Движимый мелочным чувством мести, Бретон составил из букв того дивного имени, которое я ношу, анаграмму "Avida Dollars", "Жаждущий долларов", или "Деньголюб". Вряд ли, пожалуй, это можно считать крупной творческой удачей большого поэта, хотя, должен признаться, эти слова достаточно точно отражали ближайшие честолюбивые планы того периода моей биографии. А тем временем в Берлине только что на руках у Евы Браун в совершенно вагнеровском стиле умер Гитлер. Узнав эту новость, я проразмышлял целых семнадцать минут (в тот момент я измерял себе температуру. Гала сказала: "Двух минут вполне достаточно". "На всякий случай,- ответил я, подержу-ка еще термометр пятнадцать минут") и принял бесповоротное решение: Сальвадор Дали призван стать величайшей куртизанкой своей эпохи. И я это осуществил. А ведь, если разобраться, не в этом ли заключено все, чего я с одержимостью параноика добиваюсь в этой жизни?

После смерти Гитлера началась новая религиозномистическая эра, вот-вот грозившая поглотить все идеологические течения. А мне тем временем пред-. стояло выполнить одну важную миссию. Ведь еще как минимум с десяток лет мне предстояло бороться с современным искусством - этим истлевшим прахом материализма, оставленного в наследство Французской революцией. Поэтому мне необходимо было рисовать действительно "хорошо"-хотя, строго говоря, это абсолютно никого не интересовало. И тем не менее мне было совершенно необходимо освоить безукоризненно "хорошую" живопись - ведь чтобы одержать в один прекрасный день триумфальную победу, мой ядерный мистицизм должен был слиться воедино с наивысшей, совершенной красотой.

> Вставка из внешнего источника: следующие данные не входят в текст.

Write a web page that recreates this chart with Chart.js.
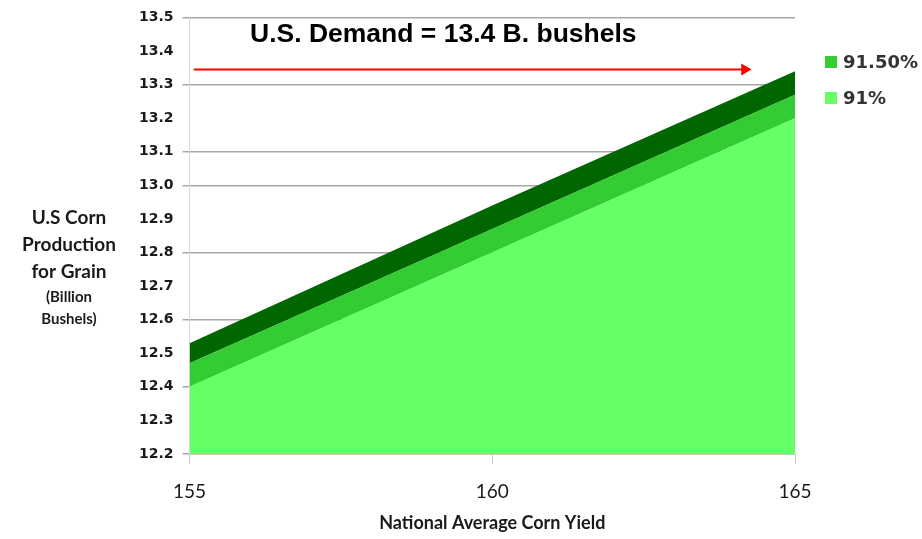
<!DOCTYPE html>
<html>
<head>
<meta charset="utf-8">
<script src="https://cdn.jsdelivr.net/npm/chart.js@4.4.1/dist/chart.umd.min.js"></script>
<style>
  html, body { margin: 0; padding: 0; background: #fff; }
  #wrap { width: 922px; height: 539px; }
</style>
</head>
<body>
<div id="wrap"><canvas id="cornChart" width="922" height="539"></canvas></div>
<script>
// yields (bu/acre) and production (billion bushels) by harvested share
const yields = [155, 160, 165];
const prod91 = [12.40, 12.80, 13.20];
const prod915 = [12.47, 12.87, 13.27];
const prod92 = [12.53, 12.94, 13.34];
const yTicks = [12.2, 12.3, 12.4, 12.5, 12.6, 12.7, 12.8, 12.9, 13.0, 13.1, 13.2, 13.3, 13.4, 13.5];
const gridAt = [12.2, 12.4, 12.6, 12.8, 13.0, 13.1, 13.3, 13.5];
const demandX = [155.07, 164.17];
const demandY = [13.345, 13.345];
const legendShown = ["91.50%", "91%"];

const pts = (vals) => yields.map((x, i) => ({ x: x, y: vals[i] }));

// axis title, header text and legend drawn onto the canvas
const extras = {
  id: "extras",
  afterDraw(chart) {
    const c = chart.ctx;
    c.save();
    c.fillStyle = "#1a1a1a";
    c.textAlign = "center";
    c.textBaseline = "middle";
    c.font = "bold 19px Lato";
    c.fillText("U.S Corn", 69, 218);
    c.fillText("Production", 69, 245);
    c.fillText("for Grain", 69, 272);
    c.font = "bold 15px Lato";
    c.fillText("(Billion", 69, 297);
    c.fillText("Bushels)", 69, 319);

    c.font = "bold 26.5px 'Liberation Sans'";
    c.textAlign = "left";
    c.fillStyle = "#000";
    c.fillText("U.S. Demand = 13.4 B. bushels", 250, 35);

    // legend, from the library's own label generator
    const items = Chart.defaults.plugins.legend.labels.generateLabels(chart)
      .filter(it => legendShown.includes(it.text))
      .sort((a, b) => legendShown.indexOf(a.text) - legendShown.indexOf(b.text));
    c.font = "bold 18px 'DejaVu Sans'";
    items.forEach((it, i) => {
      const y = 62 + i * 36;
      c.fillStyle = it.fillStyle;
      c.fillRect(825, y - 6, 12, 12);
      c.fillStyle = "#333";
      c.fillText(it.text, 843, y + 1);
    });
    c.restore();
  }
};

new Chart(document.getElementById("cornChart"), {
  type: "line",
  data: {
    datasets: [
      {
        label: "91%",
        data: pts(prod91),
        backgroundColor: "#66ff66",
        borderWidth: 0,
        pointRadius: 0,
        fill: "origin"
      },
      {
        label: "91.50%",
        data: pts(prod915),
        backgroundColor: "#33cc33",
        borderWidth: 0,
        pointRadius: 0,
        fill: "-1"
      },
      {
        label: "92%",
        data: pts(prod92),
        backgroundColor: "#006600",
        borderWidth: 0,
        pointRadius: 0,
        fill: "-1"
      },
      {
        label: "demand",
        data: demandX.map((x, i) => ({ x: x, y: demandY[i] })),
        borderColor: "#ff0000",
        backgroundColor: "#ff0000",
        borderWidth: 2,
        pointStyle: "triangle",
        rotation: 90,
        pointRadius: [0, 5],
        fill: false
      }
    ]
  },
  options: {
    responsive: false,
    animation: false,
    layout: { padding: { left: 130, top: -2, right: 127, bottom: 0 } },
    plugins: {
      tooltip: { enabled: false },
      legend: { display: false }
    },
    scales: {
      x: {
        type: "linear",
        min: 155,
        max: 165,
        afterFit: (scale) => { scale.height = 85; },
        ticks: {
          stepSize: 5,
          color: "#1a1a1a",
          padding: 16,
          font: { family: "Lato", size: 19 }
        },
        grid: { drawOnChartArea: false, tickLength: 10, color: "#c8c8c8" },
        border: { color: "#c8c8c8" },
        title: {
          display: true,
          text: "National Average Corn Yield",
          color: "#1a1a1a",
          padding: { top: 0, bottom: 5 },
          font: { family: "Lato", size: 18, weight: "bold" }
        }
      },
      y: {
        min: 12.2,
        max: 13.5,
        afterBuildTicks: (axis) => { axis.ticks = yTicks.map(v => ({ value: v })); },
        ticks: {
          color: "#1a1a1a",
          padding: 9,
          font: { family: "DejaVu Sans", size: 14, weight: "bold" },
          callback: (v) => v.toFixed(1)
        },
        grid: {
          tickLength: 7,
          color: (ctx) => gridAt.some(g => Math.abs(g - ctx.tick.value) < 1e-6) ? "#a6a6a6" : "rgba(0,0,0,0)",
          lineWidth: 1.5
        },
        border: { color: "#d9d9d9" }
      }
    }
  },
  plugins: [extras]
});
</script>
</body>
</html>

Я знал, что искусство абстракционистов - тех, кто ни во что не верит и, соответственно, "ничего" не изображает, могло бы послужить величественным пьедесталом для Сальвадора Дали, одиноко стоящего в наш мерзкий век материалистической декоративной мазни и любительского экзистенциализма. Все это не вызывало у меня ни малейших сомнений. Но чтобы выстоять, выиграть время, надо было стать сильнее, чем когда бы то ни было, заиметь золото, делать деньги, побольше и побыстрей - чтобы сохранить форму. Деньги и здоровье! Я совершенно перестал пить и стал холить себя, доходя в этом порой до какой-то исступленной одержимости. Одновременно наводил я глянец и на Галу, стремясь сделать все, что в моих силах, чтобы она засверкала от счастья, лелея ее даже пуще самого себя - ведь без нее пришел бы конец всему. Деньги дали нам все, что только можно пожелать, чтобы быть красивыми и наслаждаться благополучием. В этом-то и заключается вся хитрость моего девиза "Жажду долларов". И разве не служит тому доказательством все то, что происходит сегодня?..

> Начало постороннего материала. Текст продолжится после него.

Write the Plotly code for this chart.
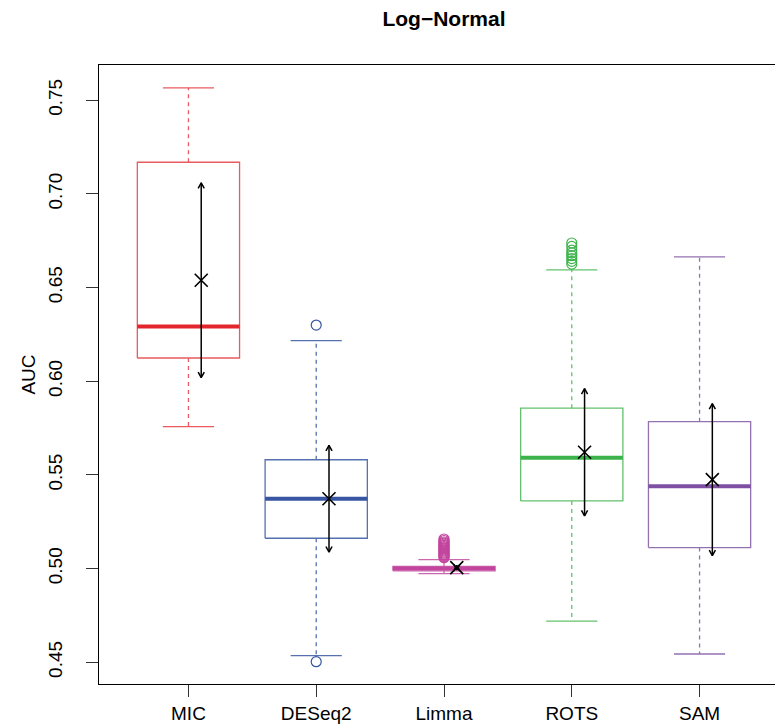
import plotly.graph_objects as go

# ---------------- data ----------------
methods = ["MIC", "DESeq2", "Limma", "ROTS", "SAM"]
q1 = [0.6124, 0.5162, 0.4988, 0.5361, 0.5112]
median = [0.6292, 0.5373, 0.5000, 0.5591, 0.5439]
q3 = [0.7169, 0.5581, 0.5012, 0.5856, 0.5784]
lower_whisker = [0.5758, 0.4535, 0.4973, 0.4720, 0.4544]
upper_whisker = [0.7566, 0.6217, 0.5048, 0.6594, 0.6664]
means = [0.6539, 0.5373, 0.5005, 0.5621, 0.5475]
sds = [0.0520, 0.0285, 0.0012, 0.0340, 0.0406]
outliers = [
    [],
    [0.6300, 0.4503],
    [0.5058, 0.5064, 0.5070, 0.5076, 0.5082, 0.5088, 0.5094, 0.5100,
     0.5106, 0.5112, 0.5118, 0.5124, 0.5130, 0.5136, 0.5142, 0.5150, 0.5158],
    [0.6625, 0.6640, 0.6655, 0.6670, 0.6685, 0.6700, 0.6720, 0.6738],
    [],
]
y_ticks = [0.45, 0.50, 0.55, 0.60, 0.65, 0.70, 0.75]

median_colors = ["#E3262B", "#3755A3", "#C2449C", "#3BB34A", "#7E4FA3"]
box_colors = ["#EA5A5E", "#5571AE", "#CC66AE", "#63C16D", "#9371B1"]

# ---------------- style constants ----------------
BOX_HALF = 0.4
CAP_HALF = 0.2
MEAN_DX = 0.1
HEAD_DX = 0.024
HEAD_DY = 0.0030

fig = go.Figure()

for i, name in enumerate(methods):
    c = i + 1
    bc = box_colors[i]
    mc = median_colors[i]
    # box
    fig.add_trace(go.Scatter(
        x=[c - BOX_HALF, c + BOX_HALF, c + BOX_HALF, c - BOX_HALF, c - BOX_HALF],
        y=[q1[i], q1[i], q3[i], q3[i], q1[i]],
        mode="lines", line=dict(color=bc, width=1.3),
        hoverinfo="skip", showlegend=False))
    # whiskers (dashed)
    fig.add_trace(go.Scatter(
        x=[c, c, None, c, c],
        y=[q3[i], upper_whisker[i], None, q1[i], lower_whisker[i]],
        mode="lines", line=dict(color=bc, width=1.3, dash="4px,4px"),
        hoverinfo="skip", showlegend=False))
    # caps
    fig.add_trace(go.Scatter(
        x=[c - CAP_HALF, c + CAP_HALF, None, c - CAP_HALF, c + CAP_HALF],
        y=[upper_whisker[i], upper_whisker[i], None, lower_whisker[i], lower_whisker[i]],
        mode="lines", line=dict(color=bc, width=1.3),
        hoverinfo="skip", showlegend=False))
    # median
    fig.add_trace(go.Scatter(
        x=[c - BOX_HALF, c + BOX_HALF], y=[median[i], median[i]],
        mode="lines", line=dict(color=mc, width=4),
        hoverinfo="skip", showlegend=False))
    # outliers
    if outliers[i]:
        fig.add_trace(go.Scatter(
            x=[c] * len(outliers[i]), y=outliers[i], mode="markers",
            marker=dict(symbol="circle-open", size=10, color=mc, line=dict(width=1.2)),
            hoverinfo="skip", showlegend=False))
    # mean +- sd arrow
    xa = c + MEAN_DX
    top = means[i] + sds[i]
    bot = means[i] - sds[i]
    fig.add_trace(go.Scatter(
        x=[xa, xa, None,
           xa - HEAD_DX, xa, xa + HEAD_DX, None,
           xa - HEAD_DX, xa, xa + HEAD_DX],
        y=[bot, top, None,
           top - HEAD_DY, top, top - HEAD_DY, None,
           bot + HEAD_DY, bot, bot + HEAD_DY],
        mode="lines", line=dict(color="black", width=1.5),
        hoverinfo="skip", showlegend=False))
    fig.add_trace(go.Scatter(
        x=[xa], y=[means[i]], mode="markers",
        marker=dict(symbol="x-thin", size=13, color="black",
                    line=dict(width=1.6, color="black")),
        hoverinfo="skip", showlegend=False))

font_family = "Liberation Sans, Arial, sans-serif"

fig.update_layout(
    width=783, height=724,
    margin=dict(l=91, r=2, t=57, b=48),
    paper_bgcolor="white", plot_bgcolor="white",
    font=dict(family=font_family, size=19, color="black"),
    title=dict(text="<b>Log\u2212Normal</b>", x=0.5, xref="paper",
               y=1 - 11 / 724, yref="container", yanchor="middle",
               font=dict(size=21, family=font_family, color="black")),
    xaxis=dict(range=[0.3, 5.7], tickmode="array",
               tickvals=[1, 2, 3, 4, 5], ticktext=methods,
               showgrid=False, zeroline=False,
               showline=True, mirror=True, linecolor="black", linewidth=1.3,
               ticks="outside", ticklen=12, tickwidth=1.2, tickcolor="#333",
               ticklabelstandoff=0,
               tickfont=dict(size=19, family=font_family)),
    yaxis=dict(range=[0.4384, 0.7688], tickmode="array",
               tickvals=y_ticks, ticktext=[f"{v:.2f}" for v in y_ticks],
               showgrid=False, zeroline=False,
               showline=True, mirror=True, linecolor="black", linewidth=1.3,
               ticks="outside", ticklen=12, tickwidth=1.2, tickcolor="#333",
               tickangle=-90, ticklabelstandoff=16,
               tickfont=dict(size=19, family=font_family),
               title=dict(text="AUC", standoff=4,
                          font=dict(size=19, family=font_family))),
)

fig.write_html("out.html")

Из всего учения Огюста Конта мне особенно понравилась одна очень точная мысль, когда он, приступая к созданию своей новой "позитивистской религии", поставил на вершину иерархической системы банкиров, именно им отводя центральное место в обществе. Может, это во мне говорит финикийская часть моей ампурданской крови, но меня всегда завораживало золото, в каком бы виде оно ни представало.

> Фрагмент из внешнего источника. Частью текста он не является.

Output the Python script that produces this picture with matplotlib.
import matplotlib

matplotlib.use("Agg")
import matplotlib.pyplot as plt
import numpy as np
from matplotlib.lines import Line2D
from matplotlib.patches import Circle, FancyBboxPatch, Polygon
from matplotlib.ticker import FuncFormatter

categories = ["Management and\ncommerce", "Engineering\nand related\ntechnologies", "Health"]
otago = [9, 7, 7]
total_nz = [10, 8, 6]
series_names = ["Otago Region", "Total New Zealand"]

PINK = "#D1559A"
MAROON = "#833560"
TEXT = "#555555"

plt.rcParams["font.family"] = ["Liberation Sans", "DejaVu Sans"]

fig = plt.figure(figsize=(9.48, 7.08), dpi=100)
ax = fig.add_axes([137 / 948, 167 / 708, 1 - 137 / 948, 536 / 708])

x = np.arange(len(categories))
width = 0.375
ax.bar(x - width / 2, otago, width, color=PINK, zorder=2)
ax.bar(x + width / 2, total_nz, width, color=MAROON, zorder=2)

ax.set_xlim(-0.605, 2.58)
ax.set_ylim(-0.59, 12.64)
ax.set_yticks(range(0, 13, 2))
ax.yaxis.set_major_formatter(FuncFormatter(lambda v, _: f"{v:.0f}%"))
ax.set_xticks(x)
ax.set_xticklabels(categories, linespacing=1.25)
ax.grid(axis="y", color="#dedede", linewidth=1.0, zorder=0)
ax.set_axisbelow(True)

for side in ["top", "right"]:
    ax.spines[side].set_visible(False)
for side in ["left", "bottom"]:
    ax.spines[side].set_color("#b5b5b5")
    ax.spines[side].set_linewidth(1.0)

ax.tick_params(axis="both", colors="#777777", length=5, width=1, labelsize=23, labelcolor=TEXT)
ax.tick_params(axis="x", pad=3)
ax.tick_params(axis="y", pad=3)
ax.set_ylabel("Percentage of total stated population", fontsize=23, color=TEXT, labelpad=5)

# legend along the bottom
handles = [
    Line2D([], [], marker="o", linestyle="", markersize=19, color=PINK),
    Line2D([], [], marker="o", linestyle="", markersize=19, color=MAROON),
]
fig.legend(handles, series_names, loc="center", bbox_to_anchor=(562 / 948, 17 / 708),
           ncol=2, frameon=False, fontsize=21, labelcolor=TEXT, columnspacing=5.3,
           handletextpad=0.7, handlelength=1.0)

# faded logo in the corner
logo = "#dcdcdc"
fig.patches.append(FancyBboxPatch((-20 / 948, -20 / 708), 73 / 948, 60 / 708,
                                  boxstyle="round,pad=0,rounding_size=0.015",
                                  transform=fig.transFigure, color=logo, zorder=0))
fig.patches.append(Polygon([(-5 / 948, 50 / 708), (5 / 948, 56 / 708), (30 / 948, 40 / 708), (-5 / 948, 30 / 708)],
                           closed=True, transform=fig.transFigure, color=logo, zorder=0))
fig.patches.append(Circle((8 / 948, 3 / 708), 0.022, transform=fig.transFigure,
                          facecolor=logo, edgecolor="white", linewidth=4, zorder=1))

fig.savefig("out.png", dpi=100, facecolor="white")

Еще в отрочестве узнав о том, что Мигель де Сервантес, так прославивший Испанию своим бессмертным "Дон Кихотом", сам умер в чудовищной бедности, а открывший Новый Свет Кристофор Колумб умер в не меньшей нищете, да к тому же еще и в тюрьме,- так вот, повторяй", узнав обо всем этом еще в отроческие годы, я, внимая благоразумию, настоятельно посоветовал себе заблаговременно позаботиться о двух вещах:

1. Постараться как можно раньше отсидеть в тюрьме. Это было своевременно исполнено.

2. Найти способ без особых трудов стать мультимиллионером. И это тоже было выполнено.

Самый простой способ избежать компромиссов из-за золота - это иметь его самому. Когда есть деньги, любая "служба" теряет всякий смысл. Герой нигде не служит! Он есть полная противоположность слуге. Как весьма точно заметил каталонский философ Франциско Пухольс: "Величайшая мечта человека в плане социальном есть священная свобода жить, не имея необходимости работать". Дали дополняет этот афоризм, добавляя, что сама эта свобода служит в свою очередь и необходимым условием человеческого героизма. Позолотить все вокруг - вот единственный способ одухотворить материю.

Я сын Вильгельма Телля, превративший в золотой слиток то двусмысленное "каннибальское" яблоко, которое отцы мои, Андре Бретон и Пабло Пикассо, поочередно в опасном равновесии прилаживали у меня на голове. На бесценной, такой хрупкой и такой прекрасной голове самого Сальвадора Дали! Да, я действительно считаю себя спасителем современного искусства, ибо я один способен возвысить, объединить и с царственной пышностью и красотою примирить с разумом все революционные эксперименты современности, следуя великой классической традиции реализма и мистицизма, этой высочайшей и почетнейшей миссии, выпавшей на долю Испании.

Моей стране предстоит сыграть ведущую роль в том великом движении "ядерного мистицизма", которое станет характерной чертою нашего времени. Америка благодаря достигнутому ею неслыханному техническому прогрессу подтвердит этот новый мистицизм эмпирическими доказательствами (может, даже с помощью фотографий или микрофотографий).

Гений еврейского народа, давший миру Фрейда и Эйнштейна, невольно передаст через них этому движению свой динамизм и свои антиэстетические наклонности. Вклад Франции будет в основном дидактическим. Возможно, дерзкому, бесстрашному французскому уму даже удастся сочинить некий конституционный акт "ядерного мистицизма", но и здесь миссия облагородить все это религиозной верой и красотой вновь падет на Испанию.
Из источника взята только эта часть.